━━ Material ━━

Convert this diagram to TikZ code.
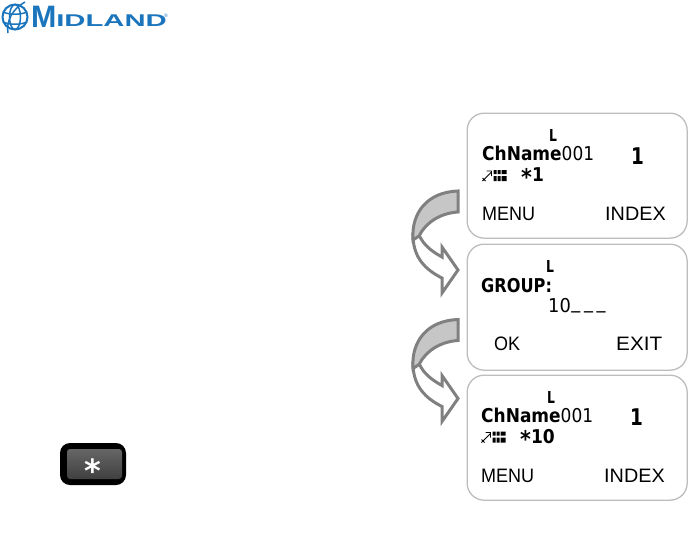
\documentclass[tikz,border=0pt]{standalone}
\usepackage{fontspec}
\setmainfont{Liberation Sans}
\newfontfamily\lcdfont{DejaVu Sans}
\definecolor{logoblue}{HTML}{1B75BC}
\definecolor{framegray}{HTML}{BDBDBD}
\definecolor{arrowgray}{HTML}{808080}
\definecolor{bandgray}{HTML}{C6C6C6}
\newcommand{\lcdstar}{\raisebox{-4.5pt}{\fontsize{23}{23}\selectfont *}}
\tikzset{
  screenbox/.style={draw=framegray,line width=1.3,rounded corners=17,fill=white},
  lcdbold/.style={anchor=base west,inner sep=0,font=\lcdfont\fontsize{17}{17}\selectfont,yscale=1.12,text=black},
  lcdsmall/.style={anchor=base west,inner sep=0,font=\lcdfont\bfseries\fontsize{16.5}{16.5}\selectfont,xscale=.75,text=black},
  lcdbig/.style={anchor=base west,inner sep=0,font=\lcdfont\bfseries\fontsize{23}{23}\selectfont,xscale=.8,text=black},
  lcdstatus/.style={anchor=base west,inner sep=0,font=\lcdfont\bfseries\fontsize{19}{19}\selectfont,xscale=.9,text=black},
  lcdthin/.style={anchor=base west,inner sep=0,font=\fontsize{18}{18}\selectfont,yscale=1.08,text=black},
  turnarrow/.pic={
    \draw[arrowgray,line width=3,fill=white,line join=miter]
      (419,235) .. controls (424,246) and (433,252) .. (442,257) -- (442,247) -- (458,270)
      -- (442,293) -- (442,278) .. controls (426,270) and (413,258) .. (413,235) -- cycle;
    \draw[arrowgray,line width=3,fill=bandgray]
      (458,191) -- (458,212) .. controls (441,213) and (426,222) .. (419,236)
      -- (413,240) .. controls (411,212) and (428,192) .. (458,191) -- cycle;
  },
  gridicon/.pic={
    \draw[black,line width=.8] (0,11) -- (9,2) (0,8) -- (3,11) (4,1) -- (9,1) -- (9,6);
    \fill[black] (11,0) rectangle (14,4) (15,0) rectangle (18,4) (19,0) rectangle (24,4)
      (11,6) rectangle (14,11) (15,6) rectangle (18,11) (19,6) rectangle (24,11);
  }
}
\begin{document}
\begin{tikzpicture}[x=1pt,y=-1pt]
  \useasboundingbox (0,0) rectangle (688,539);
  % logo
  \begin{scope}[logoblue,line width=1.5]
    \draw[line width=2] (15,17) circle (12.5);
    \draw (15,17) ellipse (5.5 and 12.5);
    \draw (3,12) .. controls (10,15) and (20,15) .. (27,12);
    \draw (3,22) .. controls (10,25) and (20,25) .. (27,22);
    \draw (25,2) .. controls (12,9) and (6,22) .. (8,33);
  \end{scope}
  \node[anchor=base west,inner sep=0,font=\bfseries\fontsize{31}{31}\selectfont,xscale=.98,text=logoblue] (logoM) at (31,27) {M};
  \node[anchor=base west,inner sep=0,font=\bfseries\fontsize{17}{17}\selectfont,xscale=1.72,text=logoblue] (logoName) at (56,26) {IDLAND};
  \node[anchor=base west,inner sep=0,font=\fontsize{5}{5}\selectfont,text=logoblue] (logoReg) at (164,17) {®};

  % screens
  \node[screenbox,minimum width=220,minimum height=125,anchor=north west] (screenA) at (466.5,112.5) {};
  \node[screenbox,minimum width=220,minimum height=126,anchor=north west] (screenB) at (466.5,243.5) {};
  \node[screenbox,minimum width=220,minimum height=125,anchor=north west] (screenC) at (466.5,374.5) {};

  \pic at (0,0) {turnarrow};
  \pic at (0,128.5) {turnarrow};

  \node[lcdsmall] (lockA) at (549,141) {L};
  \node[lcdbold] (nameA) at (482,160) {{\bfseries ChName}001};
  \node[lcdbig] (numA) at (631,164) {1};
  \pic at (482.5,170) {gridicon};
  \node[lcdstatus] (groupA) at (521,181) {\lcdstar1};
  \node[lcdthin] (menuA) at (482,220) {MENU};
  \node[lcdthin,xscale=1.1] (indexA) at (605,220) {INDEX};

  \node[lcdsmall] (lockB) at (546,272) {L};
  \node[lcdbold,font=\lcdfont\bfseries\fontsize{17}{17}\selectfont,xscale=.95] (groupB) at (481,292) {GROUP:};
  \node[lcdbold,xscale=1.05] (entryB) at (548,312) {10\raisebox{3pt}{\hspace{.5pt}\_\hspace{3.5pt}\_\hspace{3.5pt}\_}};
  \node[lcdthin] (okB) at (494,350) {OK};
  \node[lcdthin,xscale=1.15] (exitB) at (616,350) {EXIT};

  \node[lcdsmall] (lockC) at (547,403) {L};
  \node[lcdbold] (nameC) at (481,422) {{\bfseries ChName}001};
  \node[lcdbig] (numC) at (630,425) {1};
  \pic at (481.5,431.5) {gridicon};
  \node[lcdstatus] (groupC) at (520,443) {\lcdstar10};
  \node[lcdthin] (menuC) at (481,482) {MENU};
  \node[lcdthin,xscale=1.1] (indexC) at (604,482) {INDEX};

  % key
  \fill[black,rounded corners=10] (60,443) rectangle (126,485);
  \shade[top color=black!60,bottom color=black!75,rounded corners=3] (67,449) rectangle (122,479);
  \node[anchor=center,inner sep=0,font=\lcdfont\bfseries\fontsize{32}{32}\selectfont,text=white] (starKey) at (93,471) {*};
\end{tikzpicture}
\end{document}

━━━

To be done: The data above should be repeated exactly, minus any pictures.

Expected output:
Convert this diagram to TikZ code.
\documentclass[tikz,border=0pt]{standalone}
\usepackage{fontspec}
\setmainfont{Liberation Sans}
\newfontfamily\lcdfont{DejaVu Sans}
\definecolor{logoblue}{HTML}{1B75BC}
\definecolor{framegray}{HTML}{BDBDBD}
\definecolor{arrowgray}{HTML}{808080}
\definecolor{bandgray}{HTML}{C6C6C6}
\newcommand{\lcdstar}{\raisebox{-4.5pt}{\fontsize{23}{23}\selectfont *}}
\tikzset{
  screenbox/.style={draw=framegray,line width=1.3,rounded corners=17,fill=white},
  lcdbold/.style={anchor=base west,inner sep=0,font=\lcdfont\fontsize{17}{17}\selectfont,yscale=1.12,text=black},
  lcdsmall/.style={anchor=base west,inner sep=0,font=\lcdfont\bfseries\fontsize{16.5}{16.5}\selectfont,xscale=.75,text=black},
  lcdbig/.style={anchor=base west,inner sep=0,font=\lcdfont\bfseries\fontsize{23}{23}\selectfont,xscale=.8,text=black},
  lcdstatus/.style={anchor=base west,inner sep=0,font=\lcdfont\bfseries\fontsize{19}{19}\selectfont,xscale=.9,text=black},
  lcdthin/.style={anchor=base west,inner sep=0,font=\fontsize{18}{18}\selectfont,yscale=1.08,text=black},
  turnarrow/.pic={
    \draw[arrowgray,line width=3,fill=white,line join=miter]
      (419,235) .. controls (424,246) and (433,252) .. (442,257) -- (442,247) -- (458,270)
      -- (442,293) -- (442,278) .. controls (426,270) and (413,258) .. (413,235) -- cycle;
    \draw[arrowgray,line width=3,fill=bandgray]
      (458,191) -- (458,212) .. controls (441,213) and (426,222) .. (419,236)
      -- (413,240) .. controls (411,212) and (428,192) .. (458,191) -- cycle;
  },
  gridicon/.pic={
    \draw[black,line width=.8] (0,11) -- (9,2) (0,8) -- (3,11) (4,1) -- (9,1) -- (9,6);
    \fill[black] (11,0) rectangle (14,4) (15,0) rectangle (18,4) (19,0) rectangle (24,4)
      (11,6) rectangle (14,11) (15,6) rectangle (18,11) (19,6) rectangle (24,11);
  }
}
\begin{document}
\begin{tikzpicture}[x=1pt,y=-1pt]
  \useasboundingbox (0,0) rectangle (688,539);
  % logo
  \begin{scope}[logoblue,line width=1.5]
    \draw[line width=2] (15,17) circle (12.5);
    \draw (15,17) ellipse (5.5 and 12.5);
    \draw (3,12) .. controls (10,15) and (20,15) .. (27,12);
    \draw (3,22) .. controls (10,25) and (20,25) .. (27,22);
    \draw (25,2) .. controls (12,9) and (6,22) .. (8,33);
  \end{scope}
  \node[anchor=base west,inner sep=0,font=\bfseries\fontsize{31}{31}\selectfont,xscale=.98,text=logoblue] (logoM) at (31,27) {M};
  \node[anchor=base west,inner sep=0,font=\bfseries\fontsize{17}{17}\selectfont,xscale=1.72,text=logoblue] (logoName) at (56,26) {IDLAND};
  \node[anchor=base west,inner sep=0,font=\fontsize{5}{5}\selectfont,text=logoblue] (logoReg) at (164,17) {®};

  % screens
  \node[screenbox,minimum width=220,minimum height=125,anchor=north west] (screenA) at (466.5,112.5) {};
  \node[screenbox,minimum width=220,minimum height=126,anchor=north west] (screenB) at (466.5,243.5) {};
  \node[screenbox,minimum width=220,minimum height=125,anchor=north west] (screenC) at (466.5,374.5) {};

  \pic at (0,0) {turnarrow};
  \pic at (0,128.5) {turnarrow};

  \node[lcdsmall] (lockA) at (549,141) {L};
  \node[lcdbold] (nameA) at (482,160) {{\bfseries ChName}001};
  \node[lcdbig] (numA) at (631,164) {1};
  \pic at (482.5,170) {gridicon};
  \node[lcdstatus] (groupA) at (521,181) {\lcdstar1};
  \node[lcdthin] (menuA) at (482,220) {MENU};
  \node[lcdthin,xscale=1.1] (indexA) at (605,220) {INDEX};

  \node[lcdsmall] (lockB) at (546,272) {L};
  \node[lcdbold,font=\lcdfont\bfseries\fontsize{17}{17}\selectfont,xscale=.95] (groupB) at (481,292) {GROUP:};
  \node[lcdbold,xscale=1.05] (entryB) at (548,312) {10\raisebox{3pt}{\hspace{.5pt}\_\hspace{3.5pt}\_\hspace{3.5pt}\_}};
  \node[lcdthin] (okB) at (494,350) {OK};
  \node[lcdthin,xscale=1.15] (exitB) at (616,350) {EXIT};

  \node[lcdsmall] (lockC) at (547,403) {L};
  \node[lcdbold] (nameC) at (481,422) {{\bfseries ChName}001};
  \node[lcdbig] (numC) at (630,425) {1};
  \pic at (481.5,431.5) {gridicon};
  \node[lcdstatus] (groupC) at (520,443) {\lcdstar10};
  \node[lcdthin] (menuC) at (481,482) {MENU};
  \node[lcdthin,xscale=1.1] (indexC) at (604,482) {INDEX};

  % key
  \fill[black,rounded corners=10] (60,443) rectangle (126,485);
  \shade[top color=black!60,bottom color=black!75,rounded corners=3] (67,449) rectangle (122,479);
  \node[anchor=center,inner sep=0,font=\lcdfont\bfseries\fontsize{32}{32}\selectfont,text=white] (starKey) at (93,471) {*};
\end{tikzpicture}
\end{document}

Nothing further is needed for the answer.